Here are some action steps to eliminate friction and make your customer experience smooth as butter:

  • Map the Journey & Identify Pain Points: Literally draw out the steps a customer takes from first contact to final delivery. Highlight where things slow down or cause frustration. Is it the long hold times on the phone? The cumbersome onboarding form? A lack of status updates during shipping? Pinpoint the trouble spots.

  • Fix or Remove One Friction at a Time: Tackle the biggest pain point first. For example, if customers hate waiting 48 hours for a rate quote, find ways to speed that up (maybe automate the easy parts or set up a quick-response team). If your invoices confuse people, redesign them in plain language. Quick win: Jesse suggests even little things like your hold music or voicemail can add joy instead of irritation – could you, say, replace the bland hold music with a fun message or helpful info?

  • Empower “Friction Fighters” on Your Team: Make it everyone’s job to spot and kill friction. Train your customer-facing employees to be on the lookout – if they hear the same complaint twice, that’s friction to eliminate. Encourage them to bring up issues and ideas to fix them. For instance, if your dispatcher notices drivers always ask the same questions about load info, maybe it’s time to proactively send that info every time.

  • Be Transparent & Proactive: A lot of friction comes from uncertainty. Take a page from Bananas’ all-inclusive tickets – no surprises. In trucking, that could mean transparent pricing with fuel, tolls, etc. included, or at least no hidden surcharges. Proactively communicate delays or issues before customers ask. Removing the need for a customer to chase you for info = friction gone.

  • Regularly Audit and Update: Friction has a sneaky way of creeping back in as your business changes. So schedule a regular “friction audit” (maybe every quarter). Gather feedback: ask customers “What’s one thing that annoyed you or could’ve been easier?” – and then fix it before it annoys someone else.

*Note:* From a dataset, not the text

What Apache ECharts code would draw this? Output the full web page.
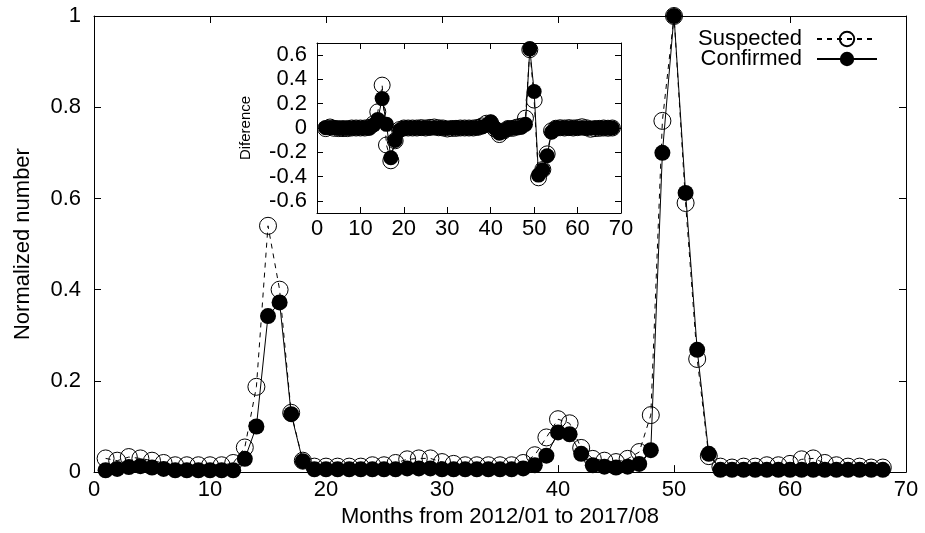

Eliminating friction is an ongoing effort, but every little improvement sends a big message to your clients: We care about your experience. As Jesse Cole puts it, this is “the starting point for all innovation.” Once you’ve smoothed out the ride, people will be far more receptive to all the fun, engaging stuff you build on top of it. In a world where so many companies stick to “that’s just how it’s done,” you’ll earn mad respect (and loyalty) by saying “how should it be done?” and making it happen. Remove the barriers, and you’ll find your customers sticking with you for the long haul – not because they have to, but because it’s a joy to do so.


Real-World Example: One freight brokerage noticed that many first-time shippers were confused by industry jargon and pricing formats (fuel surcharges, accessorial fees – ugh 🙄). It was a major friction point causing distrust. Taking a Fans First approach, they redesigned their quotes to a simple all-in rate – no add-ons – and wrote an FAQ in plain English explaining common terms. They even added a friendly video of a rep walking through the first shipment process. The result? New customers felt at ease, trust went up, and so did repeat business. By eliminating confusion and anxiety, they turned a potentially one-off customer into a fan who came back with more loads.


Remember: whenever you make a customer think “Wow, that was easy!”, you’ve done your job in the Eliminate Friction department.